Washington & Wall Street: Time for Senate Republicans to Deal on Fed

Fed Chairman Ben Bernanke is expected leave office at the end of his term on February 1st, 2014.  Do Republicans in the Senate have any thoughts on successors for the next Fed Chairman?  Not so far, at least measured by public statements. Bernanke’s term as a Board member ends January 31, 2020, so he could simply stay on for another six years. And there might be good reason for Bernanke to stay given the recent history of filling empty spots on the Fed's seven member board. The Fed is about to see significant turnover, providing an opportunity for astute Senate Republicans – if there are any. 

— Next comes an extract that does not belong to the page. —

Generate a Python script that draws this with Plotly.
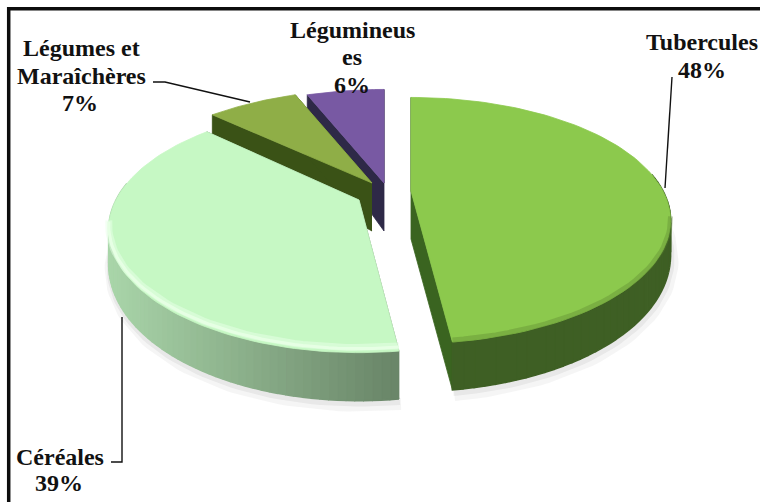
import numpy as np
import plotly.graph_objects as go

# Data, clockwise from 12 o'clock
categories = ['Tubercules', 'Céréales', 'Légumes et Maraîchères', 'Légumineuses']
shares = [48, 39, 7, 6]

# Label lines as wrapped in the chart
label_lines = [['Tubercules', '48%'],
               ['Céréales', '39%'],
               ['Légumes et', 'Maraîchères', '7%'],
               ['Légumineus', 'es', '6%']]
label_xy = [[(702, 42), (702, 70)],
            [(60, 457), (59, 483)],
            [(81, 48), (81, 76), (80, 103)],
            [(352, 30), (352, 57), (352, 85)]]
leaders = [[(672, 77), (665, 188)],
           [(111, 462), (122, 462), (122, 317)],
           [(153, 82), (165, 82), (250, 102)]]

# Look of each slice: apex of the pulled wedge, radii, colours
apex = [(411, 191), (359, 200), (372, 183), (384, 183)]
rad_x = [252, 243, 255, 255]
rad_y = [116, 116, 116, 116]
face_col = ['#8cc94d', '#c6f8c4', '#8fae47', '#7859a3']
inner_col = ['#3a6420', '#6d8a6c', '#3a5216', '#2e2947']
wall_left = ['#5f8f2f', '#aad6aa', '#3a5216', '#2e2947']   # outer wall colour at left of arc
wall_right = ['#3e5f24', '#6a8669', '#3a5216', '#2e2947']
wall_ramp = [5, 1, 1, 1]
DEPTH = 48
SIDE_DEPTH = 30
PERSP = 0.24


def project(theta, i):
    # theta clockwise from top, simple perspective so the back is smaller
    sx, cy = np.sin(theta), np.cos(theta)
    s = 1 / (1 + PERSP * cy)
    return apex[i][0] + rad_x[i] * sx * s, apex[i][1] - rad_y[i] * cy * s


def wall_depth(theta):
    # wall looks thinner at the sides than at the front
    return SIDE_DEPTH + (DEPTH - SIDE_DEPTH) * np.clip(-np.cos(theta), 0, 1)


def mix(c1, c2, t):
    a = [int(c1[k:k + 2], 16) for k in (1, 3, 5)]
    b = [int(c2[k:k + 2], 16) for k in (1, 3, 5)]
    return 'rgb(%d,%d,%d)' % tuple(a[k] + (b[k] - a[k]) * t for k in range(3))


def poly(x, y, color, width=0.8):
    return go.Scatter(x=list(x), y=list(y), mode='lines', fill='toself', fillcolor=color,
                      line=dict(color=color, width=width), hoverinfo='skip', showlegend=False)


def stroke(x, y, color, width):
    return go.Scatter(x=x, y=y, mode='lines', hoverinfo='skip', showlegend=False,
                      line=dict(color=color, width=width))


fig = go.Figure()

# Wedge angles come from the shares
edges = np.cumsum([0] + shares) / sum(shares) * 2 * np.pi

# Paint from the back to the front
for i in [3, 2, 1, 0]:
    th = np.linspace(edges[i], edges[i + 1], 90)
    ax, ay = project(th, i)
    dep = wall_depth(th)
    x0, y0 = apex[i]

    # soft shadow under the wall
    if i < 2:
        low = np.cos(th) < 0.1
        fig.add_trace(stroke(ax[low] + 2, ay[low] + dep[low] + 5, 'rgba(120,120,120,0.07)', 12))
        fig.add_trace(stroke(ax[low] + 1, ay[low] + dep[low] + 3, 'rgba(120,120,120,0.10)', 6))

    # cut faces
    for px, py, d in [(ax[0], ay[0], dep[0]), (ax[-1], ay[-1], DEPTH)]:
        fig.add_trace(poly([x0, px, px, x0], [y0, py, py + d, y0 + DEPTH], inner_col[i]))

    # outer wall as strips so the shade can change along the arc
    for k in range(0, len(th) - 1):
        if np.cos((th[k] + th[k + 1]) / 2) > 0.15:
            continue
        t = (ax[k] - ax.min()) / (ax.max() - ax.min())
        if i == 0:
            t = (ax[k] - x0) / (ax.max() - x0)
        col = mix(wall_left[i], wall_right[i], min(1, t * wall_ramp[i]))
        fig.add_trace(poly([ax[k], ax[k + 1], ax[k + 1], ax[k]],
                           [ay[k], ay[k + 1], ay[k + 1] + dep[k + 1], ay[k] + dep[k]], col, 1.6))

    # top face
    fig.add_trace(poly(np.r_[x0, ax, x0], np.r_[y0, ay, y0], face_col[i]))

    front = np.cos(th) < -0.2
    if i == 1:
        # bright bevel on the Céréales rim
        fig.add_trace(stroke(ax[front], ay[front] - 5, 'rgba(232,255,232,0.5)', 7))
        fig.add_trace(stroke(ax[front], ay[front] - 4, '#e6ffe4', 3))
    if i == 0:
        # soft dark edge on the Tubercules rim
        fig.add_trace(stroke(ax[front], ay[front] - 2, 'rgba(90,130,45,0.35)', 5))

# Labels, one annotation per line to keep the wide line pitch
for lines, spots in zip(label_lines, label_xy):
    for txt, (lx, ly) in zip(lines, spots):
        fig.add_annotation(x=lx, y=ly, text=txt, showarrow=False, xanchor='center', yanchor='middle',
                           font=dict(family='Liberation Serif', size=24, color='#111111'))

# Leader lines
for pts in leaders:
    fig.add_trace(stroke([p[0] for p in pts], [p[1] for p in pts], '#111111', 1.4))

# Only the top and left of the frame made it into the picture
fig.add_shape(type='path', path='M 8.7 502 L 8.7 8.7 L 760 8.7', xref='x', yref='y',
              line=dict(color='#0d0d0d', width=3.5))

fig.update_layout(
    width=760, height=502,
    margin=dict(l=0, r=0, t=0, b=0),
    paper_bgcolor='white',
    plot_bgcolor='white',
    showlegend=False,
    font=dict(family='Liberation Serif'),
    xaxis=dict(range=[0, 760], visible=False, fixedrange=True),
    yaxis=dict(range=[502, 0], visible=False, fixedrange=True),
)
fig.update_annotations(font_weight='bold')

fig.write_html('out.html', config=dict(displayModeBar=False),
               post_script="document.body.style.margin='0';")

President Obama has already appointed Governor Sarah Bloom Raskin as the US Treasury Department's No. 2 official. Two other governors have indicated that they intend to leave, my friend David Kotok of Cumberland Advisors tells his clients:

“Looking at the rest of the board, one can see the possibility of substantial change in the Fed board within one year, say, if Ben Bernanke is replaced by Lawrence Summers, Janet Yellen leaves because she was not selected, and Sarah Bloom Raskin moves to the Treasury. Elizabeth Duke has already indicated she is leaving, and Jerome Powell’s term ends in 2014. The Fed board’s current composition of seven experienced members could be reduced to Jeremy Stein, Daniel Tarullo, and five new people…  It is quite possible that we might confront 4 or 5 new governors making decisions that are based upon their experience and knowledge, but not with the experience of surviving the financial crisis or implementing a new monetary policy. It would be an interesting switch to see the reserve bank presidents, seasoned as they have been by the fires of the financial crisis, acting as the historical memory of the FOMC, while the governors are mostly “newbies” when it comes to actual policy decision making under the fire of an emergency.”

The impending turnover at the Fed is an opportunity for Republicans to demand at least two selections to balance the socialist, pro-intervention tendency that now guides the Federal Open Market Committee. Even with his hearty support for the hundreds of billions of dollars in monetary emissions over the past five years, Ben Bernanke is probably among the more conservative members of the FOMC.  

Yellen is a reliable vote for aggressive monetary expansion, but has support among moderate Republicans like former FDIC Chairman Sheila Bair. Yellen is clearly the most qualified successor to follow Ben Bernanke. There is no reason to pass her over for less-qualified males,” she argues, and continues:

“Instead of resisting Yellen's nomination, those wanting greater policy balance at the Fed should focus on who will fill the Vice-Chair vacancy -- which opens up if Yellen gets the top job -- as well as the vacancy created by Governor Betsy Duke's recent resignation. The country would be well served by filling these openings with people who are a bit more hawkish when setting the Fed's priorities.” 

Bair notes that Yellen is drawn from the ranks of Federal Reserve Presidents and adds that very qualified people like FDIC Vice Chairman Tom Hoenig, Esther George, and Jeff Lacker are all available for President Obama to select as Fed Vice Chairman. 

During the hearings for the next Fed chairman, members of the Senate need to ask some tough questions about what precisely the central bank purchased with over $800 billion worth of “quantitative easing.” In monetary terms, the Fed’s QE has been a sop to deserving financial houses by acquiring massive amounts of public debt.  The Fed’s operations amount to the liberal equivalent of “trickle down” economics by efficiently passing public subsidies to large corporations and sophisticated investors. But one can also argue that the key transmission belt for monetary policy, namely housing, has not benefitted from QE and other monetary emissions as advertised.

For years now, Republican Senators have blocked the nomination of the economist Peter Diamond to the Federal Reserve Board of Governors, making any negotiations with the White House regarding Fed appointments problematic. Diamond just won the Nobel Prize in economics, but ranking Republican Richard Shelby (R-AL) is having none of it. “While the Nobel Prize for Economics is a significant recognition, the Royal Swedish Academy of Sciences does not determine who is qualified to serve on the Board of Governors of the Federal Reserve System,” Mr. Shelby said, according to the spokesman. Shelby was not one of the Republicans to put a hold on Mr. Diamond’s nomination but did vote against his nomination when it came before the Banking Committee.

By next year, however, more than one seat is going to be in play on the Fed board, including Fed Chairman, the most powerful appointed position in the federal government. It is time for the Senate Republicans to start thinking about their requirements for candidates in a constructive way. With more seats in play, perhaps a resolution can be reached with the White House regarding the Diamond nomination.  

But can Shelby and the other Senate Republicans cut a deal with the White House before the 2014 election season begins? PIMCO's Mohamed A. El-Erian told The Washington Post: “The longer the current debate continues, the greater the risk of collateral damage and unintended consequences."